Each design carried over the language of RTFKT’s digital creations: exaggerated forms, architectural silhouettes, and bold, game-inspired geometry that would have been nearly impossible to mass-produce through traditional manufacturing. With Zellerfeld’s printing process, these once-virtual forms were made wearable for the first time.




Closing the Gap Between Design and Manufacturing

Traditional sneaker production depends on molds, assembly lines, and labor-intensive workflows that often restrict form and detail. But Zellerfeld’s additive manufacturing platform bypasses those constraints entirely. RTFKT could design directly in a digital space, defining every texture, surface, and structure, without concern for manufacturability in the conventional sense.


This wasn’t just a shift in production, it was a creative liberation. RTFKT no longer had to translate digital ideas into factory templates. The design file became the product. The workflow, from 3D file to physical object, opened up expressive freedoms rarely available in footwear design.


Token Access as an Ownership Mechanism

This drop also brought RTFKT’s Web3 ideology into the realm of physical goods. The RTFKT Dunk was available to the public, while the other five designs were locked behind ownership of the MNLTH X NFT token, previously distributed to RTFKT’s community.


This was the brand’s first attempt at linking blockchain-based digital assets with exclusive access to real-world objects. It reinforced RTFKT’s ethos of community-first design and turned the sneaker into a wearable proof of digital identity.


Reception: Hype, Speculation, and Substance

The drop quickly generated buzz across Web3 circles, digital design forums, and concept sneaker communities. Some praised it as "video game avatars brought to life," while others called it “wearable sculpture.”


From early users, feedback centered on the shoes’ lightweight structure, aggressive shapes, and surprising comfort, though some noted room for improvement in softness and long-wear feel. Still, as a proof of concept, the collection delivered a new kind of product experience.
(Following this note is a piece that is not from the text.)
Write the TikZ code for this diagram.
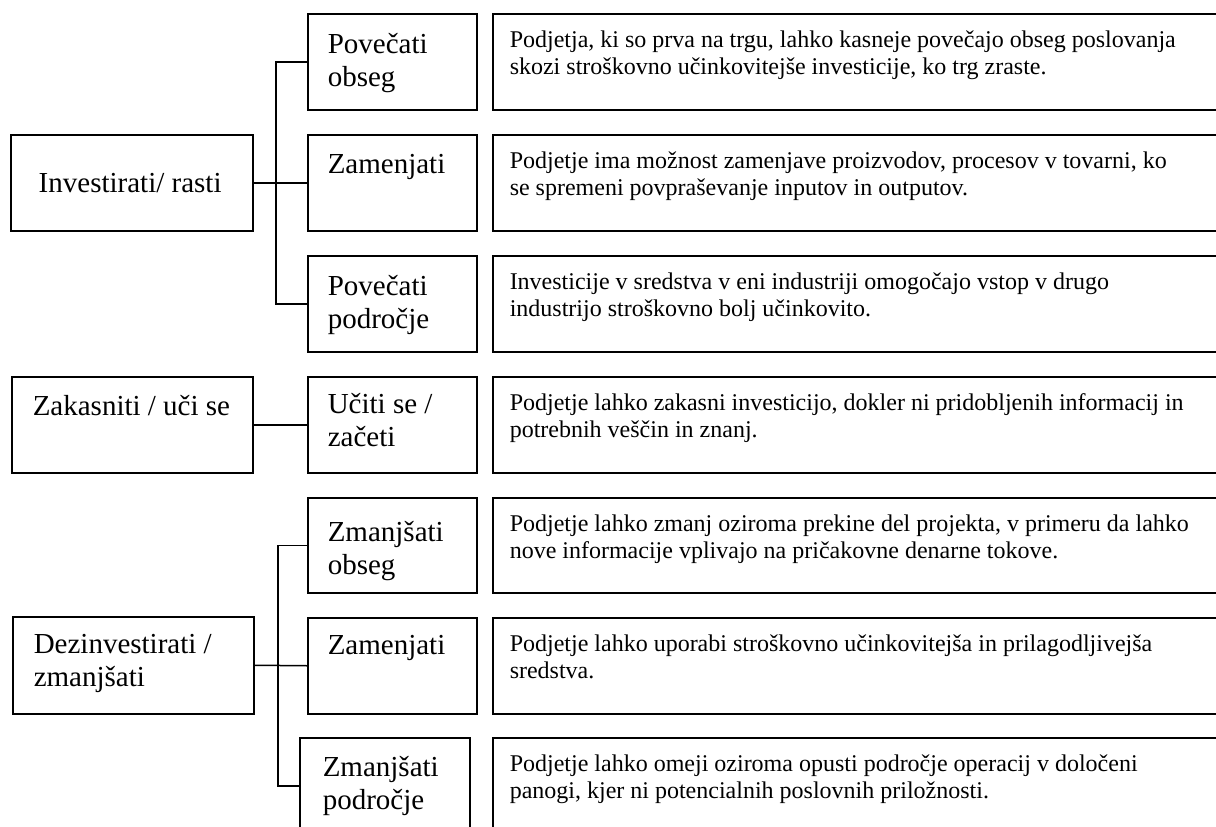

Post-RTFKT and Zellerfeld's Growing Ecosystem

With RTFKT's original team stepping back from public launches, the brand's identity will now likely evolve under Nike’s experimental division. There have been no official updates yet on new drops since January, but speculation continues about how Nike may scale Zellerfeld's tech.


Meanwhile, Zellerfeld is moving forward with collaborations beyond the Web3 space, including recent work with Mallet London and other boutique fashion labels. Their roadmap includes further refining material options, improving softness, and reducing turnaround times from scan to shipment.


The End of RTFKT, the Start of a Manufacturing Shift?

The RTFKT x Zellerfeld MNLTH X Blade Drop may have marked the end of one era, but it also offered a clear vision for the future of footwear. In a market saturated by retro revivals and limited-edition hype, this project showed that radical innovation in how shoes are made, not just how they look, might be the most important frontier.


As 3D printing matures, partnerships like this will serve as case studies for what’s possible when digital infrastructure meets physical performance. The future of sneakers may not lie in the past, but in the code, the scan, and the print.